Of course, without food or fuel, and without Abram, we could not live in the country. The fields were a desolate waste, with no fences to protect a possible crop or to keep cattle within bounds. Abram saw no hope from cultivation—nothing to "work on." He had been a refugee from a lower plantation, and he was now inclined to put out his children to service, and return in his old age to his old home and to his old master, who longed to welcome him. He was a grand old man. I doubt not he has a warm place in the bosom of that other Abram the faithful, but no whit more faithful than he.
The afternoon before our departure from Cottage Farm, the weather was so deliciously balmy that I walked over the garden and grounds, thinking of the great drama that had been enacted on this spot. The spring comes early in the lower counties of Virginia. Already the grass was springing, and on the trees around the well which had so often refreshed General Lee, tender young leaves were trembling. Spring had come to touch all scars with her gentle finger-tips. Over all the battle-torn ground, over the grave of the young soldier who had lain so long under my window, over the track ploughed by shot and shell, she had spread a delicate bloom like a smile on the lips of the dead.
Much of my last night at Cottage Farm was spent at the window from which I had watched on that anxious night of my first home-coming. The home had been polluted, sacked, desecrated—and yet I was leaving it with regret. Many a hard battle with illness, with want, with despair, had been fought within those walls. It seemed like a long, dark night in which neither sun nor moon nor stars had appeared; during which we had simply endured, watching ourselves the while, jealous lest the natural rebound of youthful hope and spirit should surprise us, and dishonor those who had suffered and bled and died for our sakes.
CHAPTER XXVIII
In March my husband wrote a letter of warm congratulation upon my success in gathering all our children together, and sent me a sum to be used in sending them to school. That I might aid my husband to mend our fortunes, I persuaded seven of my neighbors' children to take music lessons from me. The boys were entered to Mr. Gordon McCabe—the accomplished gentleman and scholar so well known and so popular in England as well as at home. My daughter Gordon entered an excellent school of which Professor Davis was principal. The older children had been taught by the Rev. William Hoge, who had been pastor of the Brick Church on Fifth Avenue, New York. They were well instructed in Greek, Latin, and mathematics, and eagerly embraced their new opportunities. Before we left Virginia Gordon graduated in her school, and the boys took honors of their accomplished preceptor,—Theo winning the first prize—the Pegram prize, ordained to commemorate Mr. McCabe's colonel, "who died with all his wounds in front." The children's father longed all the more—were that possible—for his home. He writes March 15:—
"Beg Gordon to apply herself diligently to my books—or what is left of them. She must read Wilson's 'Essay on Burns,' Macaulay's essays—Jeffrey, Wilson, and Sydney Smith. She must study Russell's 'Modern Europe,' and must read Pope, Cowper, and other poets. I wish her to be the most brilliant girl of the day. These accomplishments may stand her in better stead than others of mere display. McCabe will push the boys.
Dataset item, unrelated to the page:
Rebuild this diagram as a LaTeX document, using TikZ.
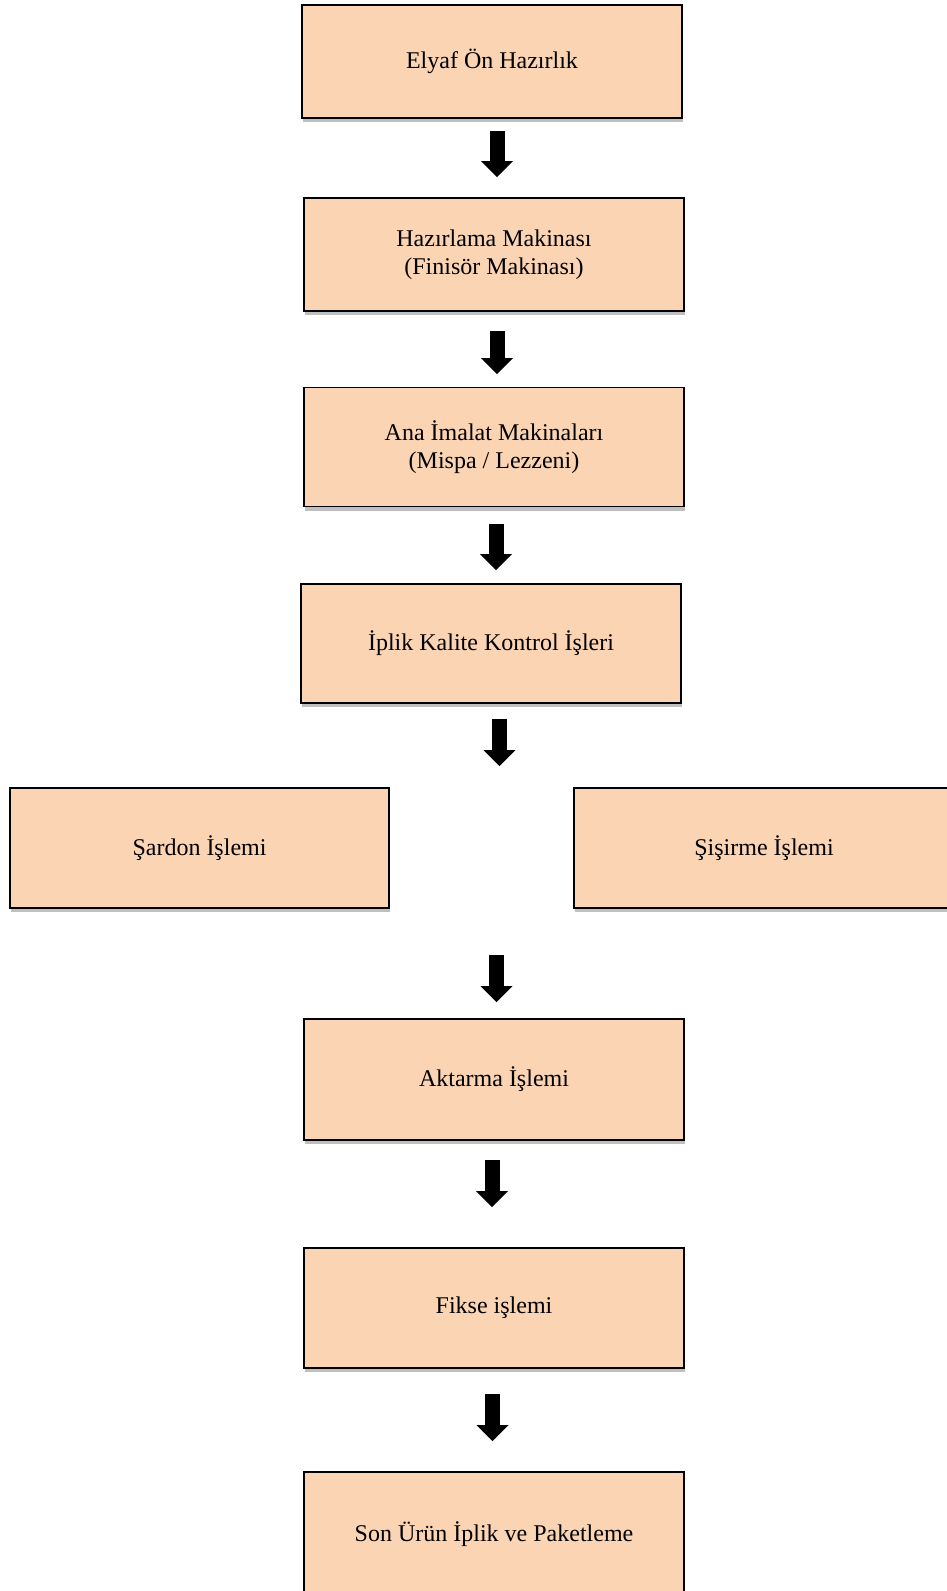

"I know I have written you despondent letters, but I do not despair! I am only depressed by my physical weakness and by my very great difficulties, but here I mean to stay! It is my last cast in the game of life, and if I fail now, all is lost. I am writing again for the News. I need the money to support us. The Law is so slow—so uncertain that I almost despair. If I had a little farm in the country and barely enough for existence, I would be content, provided I could have my family and the enjoyment of their society. You can have no idea how miserable is my life here. It is enough to make me crazy. I can hardly endure it. I do trust your Christian fortitude enables you to bear our misfortunes better than I can. You have the children! Roger has written me a sweet letter, for which I thank him. I trust they all care a little for me! Poor papa, so lonely and sad without his home! Kiss them all for me. I love them more than all the world."
The hour before the dawn is always, we are told, a dark hour. This was a dark hour indeed, but the dawn was near. Alas, there were yet many nights of darkness, many mornings of fitful dawning, before the sun rose clearly on better days! My husband's sensitive spirit responded as quickly to the humor of a situation as to pathos and tragedy. Very soon after the mournful letter I received the following:—
"'The Rebel Pryor' has had 'a rap' at last—a rap with no uncertain significance. I have had a call from a bona fide client! "Quite unexpectedly this morning a stalwart and evidently brusque person entered, and accosting me asked, 'Is your name Pryor?' I had to acknowledge the damaging fact! 'Well,' he said, 'my name is "France." Ben Wood has sent me to you to argue a case I have in Court. Now I have as many lawsuits as any man in the United States, and experience has taught me never to retain a lawyer until we have agreed upon all I am to pay for his services.'
"To this I assented, but added that as I did not know what his case might be, I could not indicate any terms of employment.